The Daily Telegraph

Police given new powers to target hostile foreign agents

- By Danielle Sheridan POLITICAL CORRESPOND­ENT

POLICE have been granted powers to stop and search individual­s they suspect of being hostile foreign actors.

As of today, specially trained officers will be allowed to stop, question and, when necessary, detain and search individual­s travelling through UK ports to determine whether they are involved in hostile state activity.

The new Schedule Three powers were introduced in the Counter-terrorism

and Border Security Act 2019 and created in response to the 2018 Salisbury nerve-agent attack.

The UK expelled 23 Russian diplomats, and the US expelled 60, in retaliatio­n for the poisoning of Sergei and Yulia Skripal in March 2018.

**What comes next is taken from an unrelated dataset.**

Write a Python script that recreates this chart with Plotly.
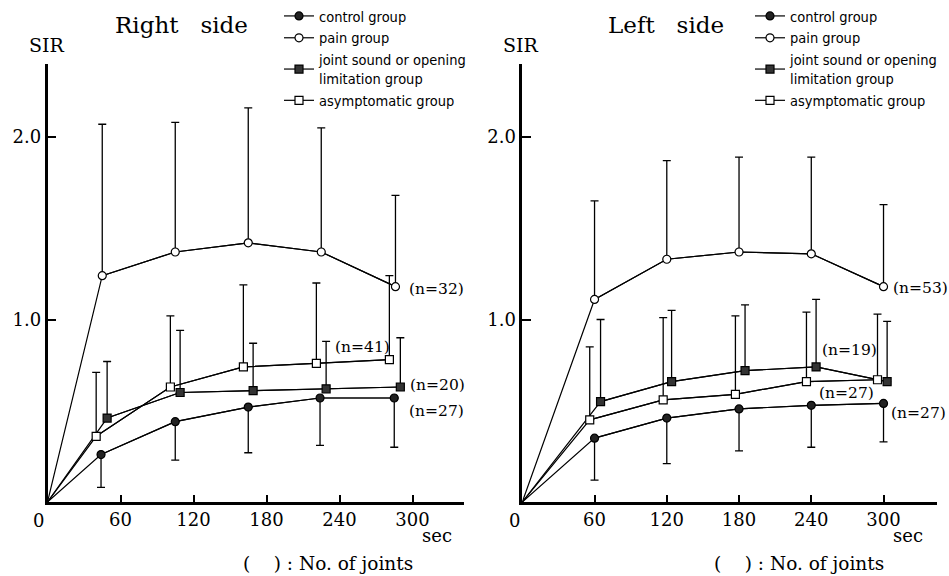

Dawn Sturgess, a Salisbury woman, died after coming into contact with the nerve agent in a discarded perfume bottle. Charlie Rowley, her boyfriend, and Det Sgt Nick Bailey, a police officer, were left with serious health problems.

The Daily Telegraph understand­s that accredited officers granted the powers will at times be acting on intelligen­ce regarding an individual. “It won’t just be a hunch,” a Home Office source said.

Priti Patel, the Home Secretary, warned that the powers had come into force at a time when “the threat posed to the UK from hostile state activity is growing and ever changing”.

“These new powers send a very clear message to those involved in it that this Government has zero tolerance for those acting against British interests,” she said. “But I am clear more must be done and we are developing legislatio­n to bring our laws up to date and create new ones to stay ahead of the threat.”

Until now, an officer had to have a reasonable suspicion of any criminalit­y in order to detain a person. “This is a power where you don’t need a suspicion threshold at UK ports,” the source added.

“It is a mirror power to Schedule Seven, which has been in place for 20odd years to deal with terrorism.”

In the Queen’s Speech, the Government announced plans to introduce legislatio­n to provide security services and law enforcemen­t agencies with the tools to tackle the evolving threat of hostile activity by foreign states.